Y Molina tomó su tren a Madrid: ¿Por qué Mascarell no se calla?

Bello emplazamiento, el Palau Macaya, un símbolo del modernismo, obra de Josep Puig i Cadafalch. Un auditorio perfecto para un diálogo en una tarde de un lunes complicado de octubre, entre el ex ministro de Cultura, en la última etapa socialista, César Antonio Molina, y el escritor Antoni Puigverd, un tercerista convencido, siguiendo a Enric Juliana, que adoptó el término de Arcadi Espada.

Acercamiento. Comprensión. Un cierto pesimismo, el de Puigvert, que no tiene ninguna esperanza en la posibilidad de un diálogo institucional, pero que, en cambio, confía en los «airbags» que representan, a su juicio, «personas sensatas, tanto en Cataluña como en el resto de España». El ex ministro, con juicio, insiste en que hay mucha gente que trabaja por la «convivencia», a pesar de que admite, también, que existen sectores poderosos que trabajan para lo contrario. Los dos dibujaron un escenario posible de entendimiento.

¿Personalidades? Casi un centenar, en un acto organizado por Foment, para celebrar el primer año de su revista «F» que dirige el escritor y ensayista Valentí Puig. En el Palau Macaya, acogidos por la Obra Social de La Caixa, asistieron el presidente de Foment, Joaquim Gay de Montellà; el presidente de Planeta, Josep Crehueras; los ex diputados de CDC, Lluís Recoder y Carles Gasòliba; el ex conseller de Unió, Ignasi Farreras; el editor, ex director de Catalunya Ràdio y colaborador de Economía Digital, Fèlix Riera; el abogado y ex dirigente de CDC, Miquel Roca, el empresario Joan Castells; o Carles Godó, del Grupo Godó, entre otros. Por supuesto, Valentí Puig, como hombre de la cultura, un puente necesario y obligado.

Y, finalmente, el conseller de Cultura, Ferran Mascarell, que provocó un lío fenomenal. ¿Porque, cuál es el problema? El bloque independentista catalán ha reunido un conjunto de agravios en los últimos años. Uno de ellos se centra en la lengua catalana, que «nunca» se había tratado tan mal desde «el Estado», como en los últimos años, según Mascarell. El conseller, que estaba invitado a cerrar el acto con unas breves palabras, se explayó y dejó un sabor agridulce entre los asistentes, que estuvieron a punto de pronunciar aquella frase del Rey Juan Carlos I dirigida a Hugo Chávez.
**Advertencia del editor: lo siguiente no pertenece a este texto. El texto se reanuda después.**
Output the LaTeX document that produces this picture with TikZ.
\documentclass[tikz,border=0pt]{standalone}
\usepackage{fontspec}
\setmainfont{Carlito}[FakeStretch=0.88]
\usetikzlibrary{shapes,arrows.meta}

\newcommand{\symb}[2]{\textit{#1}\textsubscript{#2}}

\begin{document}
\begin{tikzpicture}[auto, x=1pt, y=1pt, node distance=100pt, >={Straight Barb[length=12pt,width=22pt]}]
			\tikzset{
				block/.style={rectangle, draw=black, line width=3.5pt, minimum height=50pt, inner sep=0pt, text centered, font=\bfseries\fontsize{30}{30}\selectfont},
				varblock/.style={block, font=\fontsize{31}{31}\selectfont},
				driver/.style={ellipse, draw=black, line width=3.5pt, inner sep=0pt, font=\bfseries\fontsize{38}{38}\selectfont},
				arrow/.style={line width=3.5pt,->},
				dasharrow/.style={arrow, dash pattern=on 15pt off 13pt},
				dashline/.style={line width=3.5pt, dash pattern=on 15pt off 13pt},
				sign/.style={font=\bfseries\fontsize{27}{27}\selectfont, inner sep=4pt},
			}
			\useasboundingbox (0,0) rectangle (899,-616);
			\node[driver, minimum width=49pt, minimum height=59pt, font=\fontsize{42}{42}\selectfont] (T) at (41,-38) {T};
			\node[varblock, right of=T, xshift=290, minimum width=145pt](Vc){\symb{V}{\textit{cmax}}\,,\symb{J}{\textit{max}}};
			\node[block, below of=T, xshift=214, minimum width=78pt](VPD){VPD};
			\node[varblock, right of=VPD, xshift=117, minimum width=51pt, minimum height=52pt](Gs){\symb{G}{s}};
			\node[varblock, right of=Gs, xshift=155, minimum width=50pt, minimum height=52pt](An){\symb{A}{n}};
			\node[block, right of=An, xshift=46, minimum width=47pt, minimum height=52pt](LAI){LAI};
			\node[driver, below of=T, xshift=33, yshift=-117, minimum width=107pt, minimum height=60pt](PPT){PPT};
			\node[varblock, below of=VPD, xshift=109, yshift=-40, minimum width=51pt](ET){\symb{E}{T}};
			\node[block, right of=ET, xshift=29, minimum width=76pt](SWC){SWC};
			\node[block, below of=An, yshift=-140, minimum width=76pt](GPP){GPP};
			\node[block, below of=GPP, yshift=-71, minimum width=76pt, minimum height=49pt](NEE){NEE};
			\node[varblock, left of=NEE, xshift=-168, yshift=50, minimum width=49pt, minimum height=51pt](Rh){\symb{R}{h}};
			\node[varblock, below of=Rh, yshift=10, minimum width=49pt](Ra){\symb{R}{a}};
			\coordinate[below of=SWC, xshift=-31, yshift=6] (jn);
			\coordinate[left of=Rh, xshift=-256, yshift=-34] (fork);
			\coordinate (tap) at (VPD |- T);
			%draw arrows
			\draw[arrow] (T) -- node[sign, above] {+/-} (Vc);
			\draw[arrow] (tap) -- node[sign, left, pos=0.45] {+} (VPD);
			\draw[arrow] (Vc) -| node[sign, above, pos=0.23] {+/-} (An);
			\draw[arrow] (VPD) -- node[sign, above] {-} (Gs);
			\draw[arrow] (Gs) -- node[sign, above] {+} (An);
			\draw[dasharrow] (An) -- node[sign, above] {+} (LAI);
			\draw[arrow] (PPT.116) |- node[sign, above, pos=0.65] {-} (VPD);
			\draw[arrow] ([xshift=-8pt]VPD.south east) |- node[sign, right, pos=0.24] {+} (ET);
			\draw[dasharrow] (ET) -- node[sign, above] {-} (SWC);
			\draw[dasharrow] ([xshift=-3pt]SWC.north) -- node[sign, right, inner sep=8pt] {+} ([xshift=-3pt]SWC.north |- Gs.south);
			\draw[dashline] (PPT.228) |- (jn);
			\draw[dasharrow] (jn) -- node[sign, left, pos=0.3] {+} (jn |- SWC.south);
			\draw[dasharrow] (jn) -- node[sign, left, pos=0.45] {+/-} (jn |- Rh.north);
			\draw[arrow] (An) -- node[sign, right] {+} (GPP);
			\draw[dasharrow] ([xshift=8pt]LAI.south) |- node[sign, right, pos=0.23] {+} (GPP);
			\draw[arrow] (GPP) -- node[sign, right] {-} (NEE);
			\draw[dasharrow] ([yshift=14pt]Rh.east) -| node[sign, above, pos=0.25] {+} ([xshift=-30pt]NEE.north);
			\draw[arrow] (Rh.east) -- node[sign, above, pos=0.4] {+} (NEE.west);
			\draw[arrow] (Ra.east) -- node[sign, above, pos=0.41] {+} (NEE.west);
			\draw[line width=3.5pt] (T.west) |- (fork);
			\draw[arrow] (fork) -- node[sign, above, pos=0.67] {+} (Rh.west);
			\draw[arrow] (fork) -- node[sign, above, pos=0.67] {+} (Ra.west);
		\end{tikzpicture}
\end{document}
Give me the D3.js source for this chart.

Lo que hizo Mascarell es dar por hecho que el catalanismo se ha transformado y que ha derivado hacia posiciones estatistas. Se reclama un estado propio, no ya una reforma de España, como ha ocurrido históricamente. Y, ante la afirmación del ex ministro Molina, sobre la necesidad de preservar los «lazos familiares», para que no se rompan, Mascarell respondió con pasmosa convicción que él tiene familia en Francia, «que es otro estado», y que eso no ha roto níngún vínculo. Esa frialdad constrató con la idea de Foment, y de Valentí Puig de tender puentes, siguiendo los pasos de intelectuales catalanes y del resto de España que hicieron lo propio en los años 30 y también durante el franquismo, con aquella iniciativa de Dionisio Ridruejo y Carles Riba en los años cincuenta.

Mascarell, socialista, pero pasado a las filas del independentismo de Mas, de quien es uno de sus principales inspiradores, seguía con su discurso: «España acepta la democracia, pero no la diferencia». Murmullos. Cabreo.

Molina debía tomar su tren de regreso a Madrid. Había dado indicaciones para reservar un hotel, si la cosa se complicaba. Y, aunque no le faltaron ganas, decidió volver. Mascarell insistía. «Acabaré rápido, para que tengas tiempo de tomar el tren».

Y aunque no fue nada rápido, Molina se fue. Y, según algunos asistentes, tal vez «fue lo mejor» para no provocar una respuesta que hubiera sido contraproducente: romper todos los puentes, aunque, visto de otro modo, podría haber sido la respuesta para desmontar los tópicos en los que se ha instalado el independentismo. Es lo que pensaron otros asistentes, con la idea de darle una lección al conseller

Tuvo alguna duda el ex ministro, se quería quedar, y Gay de Montellà quiso levantarle del asiento para que no perdiera el AVE a Madrid. Pero Molina aguantó, esperó a que acabara Mascarell, y se fue. 

Algo se ha roto de forma definitiva, en todo caso, pese a los intentos de intelectuales como el propio Molina, Puigvert o Puig. Triste.